> [WHAT YOU SHOULD DO] In the listing that follows, retype every line from the first through the one containing "Scatter, XAxis, YAxis". Pictures are to be left out.

> [INFORMATION SUPPLIED]
- - -

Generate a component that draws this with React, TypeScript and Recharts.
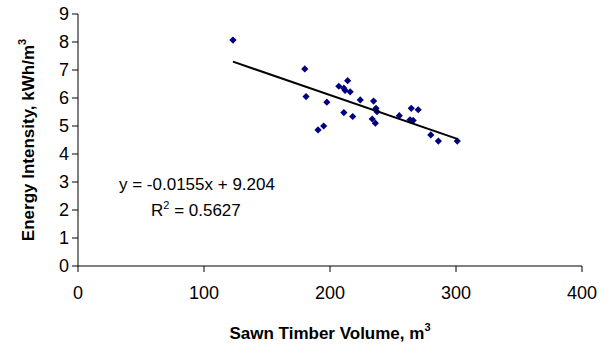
import React from "react"
import { ScatterChart, Scatter, XAxis, YAxis } from "recharts"

// readings
const volume = [
  123, 180, 181, 190.5, 195, 197.5, 207, 211, 214, 212, 216, 211, 218, 224,
  234.6, 236.5, 237.3, 233.5, 236, 255, 264.5, 270, 263.5, 266, 280, 286, 301,
]
const intensity = [
  8.07, 7.04, 6.05, 4.86, 5.0, 5.85, 6.42, 6.35, 6.62, 6.27, 6.22, 5.48, 5.34,
  5.93, 5.89, 5.63, 5.51, 5.25, 5.1, 5.37, 5.63, 5.58, 5.22, 5.2, 4.68, 4.46,
  4.46,
]
const xTicks = [0, 100, 200, 300, 400]
const yTicks = [0, 1, 2, 3, 4, 5, 6, 7, 8, 9]

// fitted trend (as printed on the chart)
const slope = -0.0155
const intercept = 9.204
const equationText = "y = -0.0155x + 9.204"
const rSquaredValue = "0.5627"

const points = volume.map((v, i) => ({ x: v, y: intensity[i] }))
const xMin = Math.min(...volume)
const xMax = Math.max(...volume)
const trend = [
  { x: xMin, y: slope * xMin + intercept },
  { x: xMax, y: slope * xMax + intercept },
]

const font = "'Liberation Sans', Arial, sans-serif"

function diamond(props: any) {
  const { cx, cy } = props
  const r = 3.6
  return (
    <polygon
      points={`${cx},${cy - r} ${cx + r},${cy} ${cx},${cy + r} ${cx - r},${cy}`}
      fill="#000080"
    />
  )
}

function XTitle(props: any) {
  const { viewBox } = props
  const cx = viewBox.x + viewBox.width / 2
  return (
    <text
      x={cx}
      y={viewBox.y + 73}
      textAnchor="middle"
      fontFamily={font}
      fontSize={17}
      fontWeight="bold"
      fill="#000"
    >
      Sawn Timber Volume, m
      <tspan dy={-8} fontSize={11}>3</tspan>
    </text>
  )
}

function YTitle() {
  return (
    <text
      transform="translate(34,140) rotate(-90)"
      textAnchor="middle"
      fontFamily={font}
      fontSize={17}
      fontWeight="bold"
      fill="#000"
    >
      Energy Intensity, kWh/m
      <tspan dy={-8} fontSize={11}>3</tspan>
    </text>
  )
}

export default function App() {
  return (
    <div
      style={{
        position: "fixed",
        left: 0,
        top: 0,
        width: 611,
        height: 352,
        background: "#fff",
        fontFamily: font,
      }}
    >
      <ScatterChart
        width={611}
        height={352}
        margin={{ top: 14, right: 29, bottom: 0, left: 0 }}
      >
        <XAxis
          type="number"
          dataKey="x"
          domain={[0, 400]}
          ticks={xTicks}
          height={86}
          stroke="#000"
          tickSize={6}
          tickMargin={14}
          tick={{ fill: "#000", fontSize: 18, fontFamily: font }}
          label={<XTitle />}
        />
        <YAxis
          type="number"
          dataKey="y"
          domain={[0, 9]}
          ticks={yTicks}
          width={78}
          stroke="#000"
          tickSize={6}
          tickMargin={3}
          tick={{ fill: "#000", fontSize: 18, fontFamily: font }}
          label={<YTitle />}
        />
        <Scatter
          data={points}
          shape={diamond}
          isAnimationActive={false}
        />
        <Scatter
          data={trend}
          line={{ stroke: "#000", strokeWidth: 2 }}
          shape={() => <g />}
          isAnimationActive={false}
        />
      </ScatterChart>
      <div
        style={{
          position: "absolute",
          left: 119,
          top: 174,
          fontSize: 17,
          lineHeight: "22px",
          color: "#000",
          whiteSpace: "nowrap",
        }}
      >
        {equationText}
      </div>
      <div
        style={{
          position: "absolute",
          left: 151,
          top: 200,
          fontSize: 17,
          lineHeight: "22px",
          color: "#000",
          whiteSpace: "nowrap",
        }}
      >
        R<sup style={{ fontSize: 11, verticalAlign: "7px", lineHeight: 0 }}>2</sup> = {rSquaredValue}
      </div>
    </div>
  )
}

- - -

> [ANSWER TO THIS EXERCISE]
Generate a component that draws this with React, TypeScript and Recharts.
import React from "react"
import { ScatterChart, Scatter, XAxis, YAxis } from "recharts"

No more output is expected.